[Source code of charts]
==*==
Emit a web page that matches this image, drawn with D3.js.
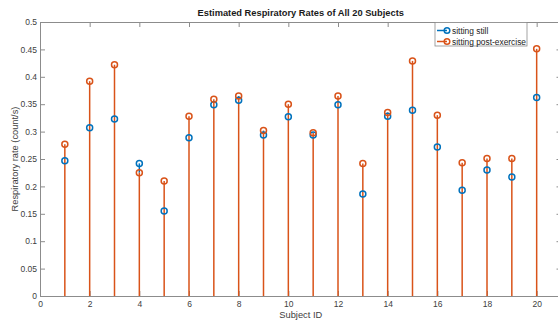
<!DOCTYPE html>
<html>
<head>
<meta charset="utf-8">
<script src="https://cdn.jsdelivr.net/npm/d3@7"></script>
<style>
  body { margin: 0; background: #fff; overflow: hidden; }
  text { font-family: "Liberation Sans", Arial, sans-serif; }
</style>
</head>
<body>
<div id="chart"></div>
<script>
// datos
const subjects = d3.range(1, 21);
const still = [0.247, 0.307, 0.323, 0.242, 0.155, 0.289, 0.349, 0.357, 0.294, 0.327,
  0.294, 0.349, 0.186, 0.328, 0.339, 0.272, 0.193, 0.230, 0.217, 0.362];
const postExercise = [0.277, 0.392, 0.422, 0.225, 0.210, 0.328, 0.359, 0.365, 0.302, 0.350,
  0.298, 0.365, 0.242, 0.335, 0.429, 0.330, 0.243, 0.251, 0.251, 0.451];
const xTicks = d3.range(0, 22, 2);
const yTicks = d3.range(0, 0.51, 0.05);
const seriesNames = ['sitting still', 'sitting post-exercise'];
const colors = ['#0072BD', '#D95319'];

const svgWidth = 558;
const svgHeight = 322;
const margin = { top: 22, right: -3.5, bottom: 26, left: 40 };
const width = svgWidth - margin.left - margin.right;
const height = svgHeight - margin.top - margin.bottom;
const axisColor = '#8c8c8c';
const textColor = '#404040';

const svg = d3.select('#chart')
  .append('svg')
  .attr('width', svgWidth)
  .attr('height', svgHeight)
  .append('g')
  .attr('transform', `translate(${margin.left},${margin.top})`);

const xScale = d3.scaleLinear().domain([0, 21]).range([0, width]);
const yScale = d3.scaleLinear().domain([0, 0.5]).range([height, 0]);

// ejes
svg.append('g')
  .attr('transform', `translate(0,${height})`)
  .call(d3.axisBottom(xScale).tickValues(xTicks).tickSize(-5).tickPadding(5).tickFormat(d3.format('d')));
svg.append('g')
  .call(d3.axisLeft(yScale).tickValues(yTicks).tickSize(-5).tickPadding(3).tickFormat(d => d3.format('')(+d.toFixed(2))));
svg.append('g')
  .call(d3.axisTop(xScale).tickValues(xTicks).tickSize(-5).tickFormat(''));
svg.append('g')
  .attr('transform', `translate(${width},0)`)
  .call(d3.axisRight(yScale).tickValues(yTicks).tickSize(-5).tickFormat(''));

svg.selectAll('.domain').attr('stroke', axisColor);
svg.selectAll('.tick line').attr('stroke', axisColor);
svg.selectAll('.tick text').attr('fill', textColor).style('font-size', '8.5px');

// tallos: el azul solo se ve donde supera al naranja
svg.append('g').selectAll('line')
  .data(still)
  .enter().append('line')
  .attr('x1', (d, j) => xScale(subjects[j]))
  .attr('x2', (d, j) => xScale(subjects[j]))
  .attr('y1', (d, j) => yScale(Math.min(d, postExercise[j])))
  .attr('y2', d => yScale(d))
  .attr('stroke', colors[0])
  .attr('stroke-width', 1.5);
svg.append('g').selectAll('line')
  .data(postExercise)
  .enter().append('line')
  .attr('x1', (d, j) => xScale(subjects[j]))
  .attr('x2', (d, j) => xScale(subjects[j]))
  .attr('y1', yScale(0))
  .attr('y2', d => yScale(d))
  .attr('stroke', colors[1])
  .attr('stroke-width', 1.5);

[still, postExercise].forEach((vals, i) => {
  svg.append('g').selectAll('circle')
    .data(vals)
    .enter().append('circle')
    .attr('cx', (d, j) => xScale(subjects[j]))
    .attr('cy', d => yScale(d))
    .attr('r', 3)
    .attr('fill', 'none')
    .attr('stroke', colors[i])
    .attr('stroke-width', 1.5);
});

// titulo
svg.append('text')
  .attr('x', xScale(10.5))
  .attr('y', -6)
  .attr('text-anchor', 'middle')
  .style('font-size', '9.3px')
  .style('font-weight', 'bold')
  .attr('fill', '#1a1a1a')
  .text('Estimated Respiratory Rates of All 20 Subjects');

svg.append('text')
  .attr('x', xScale(10.5))
  .attr('y', height + 22)
  .attr('text-anchor', 'middle')
  .style('font-size', '9.3px')
  .attr('fill', textColor)
  .text('Subject ID');

svg.append('text')
  .attr('transform', 'rotate(-90)')
  .attr('x', -height / 2)
  .attr('y', -22)
  .attr('text-anchor', 'middle')
  .style('font-size', '9.3px')
  .attr('fill', textColor)
  .text('Respiratory rate (count/s)');

// leyenda
const legend = svg.append('g').attr('transform', `translate(${435 - margin.left},${22.5 - margin.top})`);
legend.append('rect')
  .attr('width', 92).attr('height', 23.5)
  .attr('fill', '#fff').attr('stroke', axisColor).attr('stroke-width', 0.8);
seriesNames.forEach((name, i) => {
  const y = 8 + i * 11;
  legend.append('line')
    .attr('x1', 2).attr('x2', 12).attr('y1', y).attr('y2', y)
    .attr('stroke', colors[i]).attr('stroke-width', 1.5);
  legend.append('circle')
    .attr('cx', 12).attr('cy', y).attr('r', 2.8)
    .attr('fill', 'none').attr('stroke', colors[i]).attr('stroke-width', 1.5);
  legend.append('text')
    .attr('x', 17).attr('y', y + 3)
    .style('font-size', '8.4px')
    .attr('fill', '#1a1a1a')
    .text(name);
});
</script>
</body>
</html>
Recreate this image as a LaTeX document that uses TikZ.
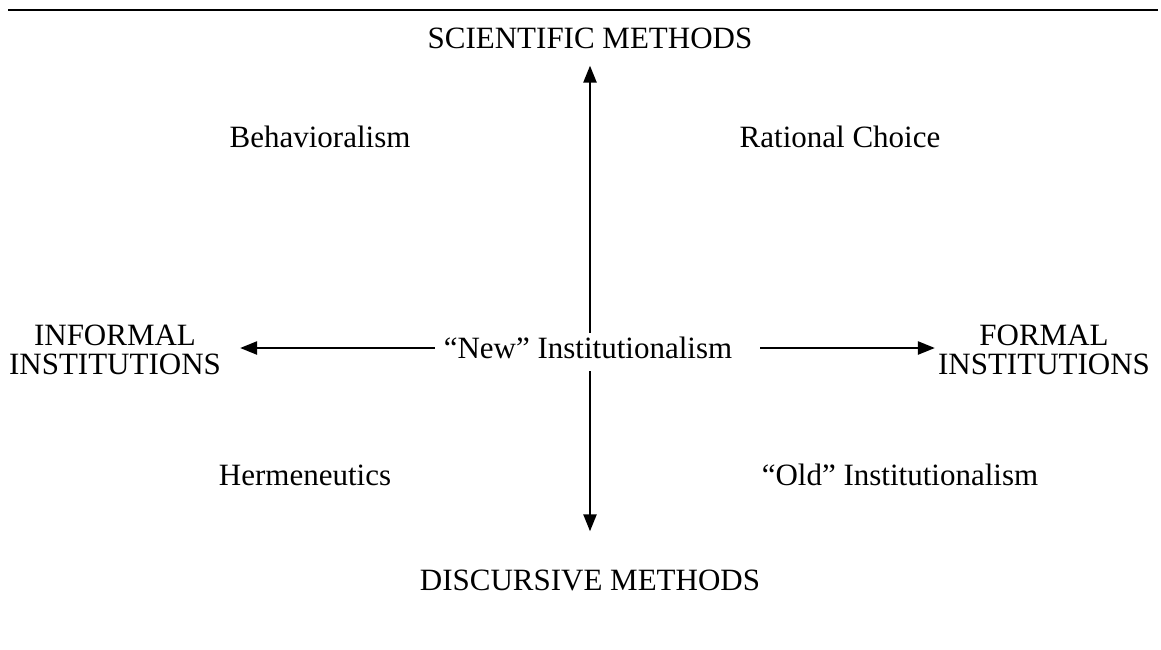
\documentclass[tikz,border=0pt]{standalone}
\usepackage{fontspec}
\setmainfont{Liberation Serif}
\usetikzlibrary{arrows.meta}

\tikzset{
    term/.style={inner sep=0pt, font=\fontsize{31}{29}\selectfont},
    pole/.style={term, align=center},
    axis/.style={line width=2.4pt, -{Triangle[length=17pt,width=13pt]}}
}

\begin{document}
\begin{tikzpicture}[x=1pt,y=-1pt]
    \useasboundingbox (0,0) rectangle (1161,649);
    \draw[line width=2pt] (8,10) -- (1158,10);

    % the four poles of the two axes
    \node[term] (sci) at (590,38) {SCIENTIFIC METHODS};
    \node[term] (disc) at (590,580) {DISCURSIVE METHODS};
    \node[pole] (informal) at (115,350) {INFORMAL\\INSTITUTIONS};
    \node[pole] (formal) at (1044,350) {FORMAL\\INSTITUTIONS};

    % centre and quadrants
    \node[term] (new) at (588,348) {``New'' Institutionalism};
    \node[term] (behav) at (320,137) {Behavioralism};
    \node[term] (rational) at (840,137) {Rational Choice};
    \node[term] (herm) at (305,475) {Hermeneutics};
    \node[term] (old) at (900,475) {``Old'' Institutionalism};

    \draw[axis, shorten <=9pt, shorten >=19pt] (new.west) -- (new.west -| informal.east);
    \draw[axis, shorten <=28pt, shorten >=3pt] (new.east) -- (new.east -| formal.west);
    \draw[axis, shorten <=4pt, shorten >=17pt] (new.north -| sci.south) -- (sci.south);
    \draw[axis, shorten <=12pt, shorten >=38pt] (new.south -| disc.north) -- (disc.north);
\end{tikzpicture}
\end{document}
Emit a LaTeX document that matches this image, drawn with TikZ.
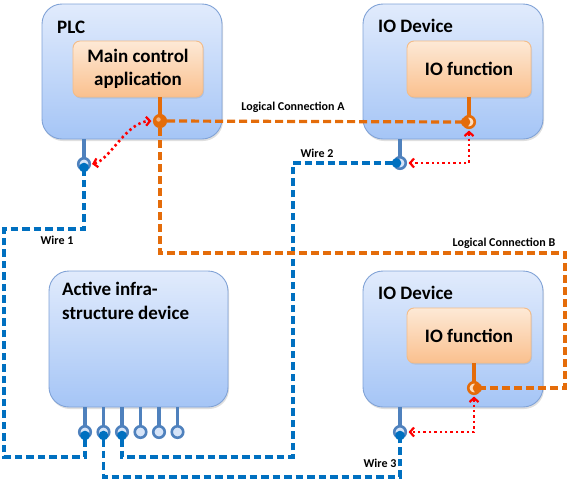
\documentclass[tikz,border=0pt]{standalone}
\usepackage{fontspec}
\setmainfont{Carlito}
\usetikzlibrary{arrows.meta,shadows}
\definecolor{boxtop}{RGB}{225,235,252}
\definecolor{boxbot}{RGB}{165,197,246}
\definecolor{boxline}{RGB}{128,162,214}
\definecolor{fntop}{RGB}{253,233,214}
\definecolor{fnbot}{RGB}{250,192,142}
\definecolor{fnline}{RGB}{244,188,136}
\definecolor{orangeL}{RGB}{228,108,10}
\definecolor{blueL}{RGB}{0,112,192}
\definecolor{stemc}{RGB}{79,129,189}
\definecolor{portfill}{RGB}{214,228,248}
\definecolor{oportfill}{RGB}{253,222,192}
\tikzset{
  devbox/.style={draw=boxline, line width=0.9pt, rounded corners=20pt, top color=boxtop, bottom color=boxbot,
     drop shadow={opacity=0.25, shadow xshift=1pt, shadow yshift=-2pt}, inner sep=0pt},
  fnbox/.style={draw=fnline, line width=0.9pt, rounded corners=7pt, top color=fntop, bottom color=fnbot,
     drop shadow={opacity=0.2, shadow xshift=1pt, shadow yshift=-1.5pt}, inner sep=0pt, align=center,
     font=\bfseries\fontsize{19}{23}\selectfont},
  title/.style={font=\bfseries\fontsize{19}{24}\selectfont, anchor=base west, inner sep=0pt, align=left},
  lbl/.style={font=\bfseries\fontsize{12}{14}\selectfont, inner sep=0pt},
  bstem/.style={draw=stemc, line width=3.4pt},
  ostem/.style={draw=orangeL, line width=3.4pt},
  bport/.style={circle, draw=stemc, line width=2.6pt, fill=portfill, minimum size=11.5pt, inner sep=0pt},
  oport/.style={circle, draw=orangeL, line width=2.6pt, fill=oportfill, minimum size=11.5pt, inner sep=0pt},
  wire/.style={draw=blueL, line width=3.2pt, dash pattern=on 7.5pt off 4pt},
  logic/.style={draw=orangeL, line width=3.2pt, dash pattern=on 8pt off 4pt},
  sig/.style={draw=red, line width=2.6pt, dash pattern=on 2.4pt off 3pt, {Straight Barb[length=4pt,width=9pt,line width=2.2pt]}-{Straight Barb[length=4pt,width=9pt,line width=2.2pt]}},
}
\begin{document}
\begin{tikzpicture}[x=1pt,y=-1pt]
\useasboundingbox (0,0) rectangle (569,480);
% devices
\node[devbox, minimum width=180pt, minimum height=135pt] (plc) at (132,71.5) {};
\node[devbox, minimum width=180pt, minimum height=135pt] (ioa) at (453,71.5) {};
\node[devbox, minimum width=179pt, minimum height=136pt] (inf) at (138.5,339) {};
\node[devbox, minimum width=180pt, minimum height=136pt] (iob) at (453,339) {};
\node[title] (plct) at (57,33) {PLC};
\node[title] (ioat) at (378,32) {IO Device};
\node[title] (iobt) at (378,299) {IO Device};
\node[title, anchor=north west] (inft) at (62,282) {Active infra-\\structure device};
\node[fnbox, minimum width=130pt, minimum height=56pt] (mca) at (138,69) {Main control\\application};
\node[fnbox, minimum width=124pt, minimum height=56pt] (ioaf) at (469,69) {IO function};
\node[fnbox, minimum width=124pt, minimum height=55pt] (iobf) at (469,335.5) {IO function};
% stems
\draw[bstem] (84,139) -- (84,158);
\draw[ostem] (160,97) -- (160,115);
\draw[ostem] (469,97) -- (469,116);
\draw[bstem] (400,139) -- (400,157);
\draw[ostem] (474,363) -- (474,382);
\draw[bstem] (400,407) -- (400,426);
\foreach \x in {85,103.5,122,140.5,159,177.5} \draw[bstem] (\x,407) -- (\x,426);
% ports
\node[bport] (pb) at (84,164) {};
\node[oport, fill=orangeL] (po) at (160,121) {};
\node[oport] (ao) at (469,122) {};
\node[bport] (ab) at (400,163) {};
\node[oport] (bo) at (474,388) {};
\node[bport] (bb) at (400,432) {};
\node[bport] (i1) at (85,432) {};
\node[bport] (i2) at (103.5,432) {};
\node[bport] (i3) at (122,432) {};
\node[bport] (i4) at (140.5,432) {};
\node[bport] (i5) at (159,432) {};
\node[bport] (i6) at (177.5,432) {};
% routing points
\coordinate (w1a) at (4,457);
\coordinate (w1b) at (84,229);
\coordinate (w2a) at (293,457);
\coordinate (w3a) at (400,477);
\coordinate (lb) at (565,253);
% wires
\draw[wire] (i1.south) |- (w1a) |- (w1b) -- (pb.south);
\draw[wire] (i3.south) |- (w2a) |- (ab.west);
\draw[wire] (i2.south) |- (w3a) -- (bb.south);
\draw[logic] (po.east) -- (ao.west);
\draw[logic] (po.south) |- (lb) |- (bo.east);
% plugs
\foreach \p in {pb,bb,i1,i2,i3} \fill[blueL] ([yshift=-3.5pt]\p.center) circle (4.8pt);
\fill[blueL] ([xshift=-3.5pt]ab.center) circle (4.8pt);
\fill[orangeL] ([xshift=-3.5pt]ao.center) circle (4.8pt);
\fill[orangeL] ([xshift=3.5pt]bo.center) circle (4.8pt);
\fill[white, opacity=0.5] ([xshift=-1.5pt,yshift=1.5pt]po.center) circle (2.2pt);
% signal paths
\draw[sig] ([xshift=1pt]pb.east) .. controls (110,160) and (126,122) .. ([xshift=-1.5pt]po.west);
\draw[sig] ([yshift=-1.5pt]ao.south) |- ([xshift=1.5pt]ab.east);
\draw[sig] ([yshift=-1.5pt]bo.south) |- ([xshift=1.5pt]bb.east);
% labels
\node[lbl] (lca) at (293,107) {Logical Connection A};
\node[lbl] (lcb) at (504,243) {Logical Connection B};
\node[lbl] (lw1) at (57,240) {Wire 1};
\node[lbl] (lw2) at (317,153) {Wire 2};
\node[lbl] (lw3) at (380,463) {Wire 3};
\end{tikzpicture}
\end{document}
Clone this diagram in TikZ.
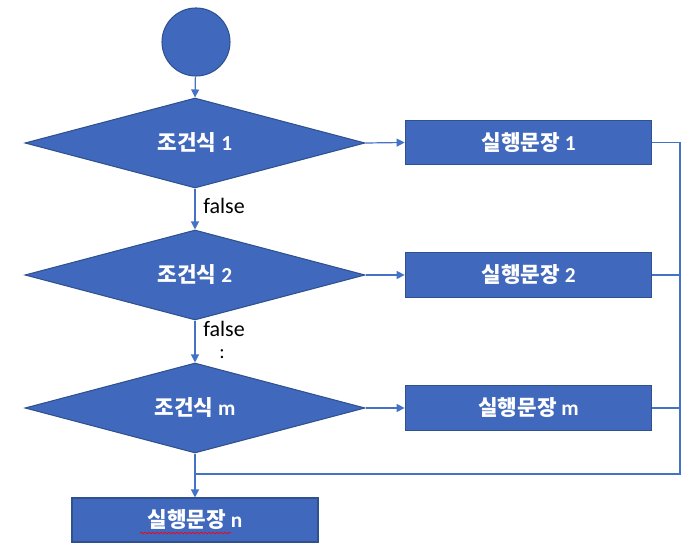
\documentclass[tikz,border=0pt]{standalone}
\usepackage{fontspec}
\setmainfont{Carlito}
\newfontfamily\cjk{Noto Sans CJK KR}
\usetikzlibrary{shapes.geometric,arrows.meta,decorations.pathmorphing}
\definecolor{fillblue}{HTML}{4068BD}
\definecolor{edgeblue}{HTML}{2F528F}
\definecolor{lineblue}{HTML}{4472C4}
\tikzset{
  shapebase/.style={fill=fillblue, draw=edgeblue, line width=0.8pt, text=white, font=\fontsize{16}{18}\selectfont\bfseries},
  startcircle/.style={shapebase, circle, minimum size=51pt, inner sep=0pt},
  cond/.style={shapebase, diamond, minimum width=255pt, minimum height=67.5pt, inner sep=0pt, aspect=3.78},
  stmt/.style={shapebase, rectangle, minimum width=185pt, minimum height=33.5pt, inner sep=0pt},
  conn/.style={draw=lineblue, line width=0.9pt},
  arr/.style={conn, -{Triangle[length=6pt,width=6pt]}},
  lbl/.style={font=\fontsize{16.5}{18}\selectfont, text=black, inner sep=0pt}
}
\begin{document}
\begin{tikzpicture}[x=0.75pt,y=-0.75pt]
\useasboundingbox (0,0) rectangle (694,555);
\node[startcircle] (start) at (196,42) {};
\node[cond] (c1) at (195,143) {{\cjk 조건식} 1};
\node[cond] (c2) at (195,275) {{\cjk 조건식} 2};
\node[cond] (c3) at (195,408) {{\cjk 조건식} m};
\node[stmt] (s1) at (528.5,142.5) {{\cjk 실행문장} 1};
\node[stmt] (s2) at (528.5,275) {{\cjk 실행문장} 2};
\node[stmt] (s3) at (528.5,408) {{\cjk 실행문장} m};
\node[stmt, minimum width=184.5pt, minimum height=33pt] (sn) at (195,520) {{\cjk 실행문장} n};
\node[lbl] (f1) at (224,206) {false};
\node[lbl] (f2) at (224,329) {false};
\node[lbl, font=\fontsize{15}{16}\selectfont] (dots) at (222,354) {:};
\coordinate (rtop) at (680,142.5);
\coordinate (r2) at (680,275);
\coordinate (r3) at (680,408);
\coordinate (rbot) at (680,474);
\coordinate (join) at (196,474);
\draw[arr] (start) -- (c1.north);
\draw[arr] (c1.south) -- (c2.north);
\draw[arr] (c2.south) -- (c3.north);
\draw[arr] (c3.south) -- (sn.north);
\draw[arr] (c1.east) -- (s1.west);
\draw[arr] (c2.east) -- (s2.west);
\draw[arr] (c3.east) -- (s3.west);
\draw[conn] (s1.east) -- (rtop) -- (rbot) -- (join);
\draw[conn] (s2.east) -- (r2);
\draw[conn] (s3.east) -- (r3);
\draw[red, line width=0.5pt, decorate, decoration={snake, amplitude=0.6pt, segment length=3pt}] (140,533) -- (231,533);
\end{tikzpicture}
\end{document}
==*==
* Exercise objective: Pictures are not part of the copy. Write out only the lines from the one containing "Recreate this image" through the one containing "(old) at (900,475)", exactly as they stand, both included.

* Written solution:
Recreate this image as a LaTeX document that uses TikZ.
\documentclass[tikz,border=0pt]{standalone}
\usepackage{fontspec}
\setmainfont{Liberation Serif}
\usetikzlibrary{arrows.meta}

\tikzset{
    term/.style={inner sep=0pt, font=\fontsize{31}{29}\selectfont},
    pole/.style={term, align=center},
    axis/.style={line width=2.4pt, -{Triangle[length=17pt,width=13pt]}}
}

\begin{document}
\begin{tikzpicture}[x=1pt,y=-1pt]
    \useasboundingbox (0,0) rectangle (1161,649);
    \draw[line width=2pt] (8,10) -- (1158,10);

    % the four poles of the two axes
    \node[term] (sci) at (590,38) {SCIENTIFIC METHODS};
    \node[term] (disc) at (590,580) {DISCURSIVE METHODS};
    \node[pole] (informal) at (115,350) {INFORMAL\\INSTITUTIONS};
    \node[pole] (formal) at (1044,350) {FORMAL\\INSTITUTIONS};

    % centre and quadrants
    \node[term] (new) at (588,348) {``New'' Institutionalism};
    \node[term] (behav) at (320,137) {Behavioralism};
    \node[term] (rational) at (840,137) {Rational Choice};
    \node[term] (herm) at (305,475) {Hermeneutics};
    \node[term] (old) at (900,475) {``Old'' Institutionalism};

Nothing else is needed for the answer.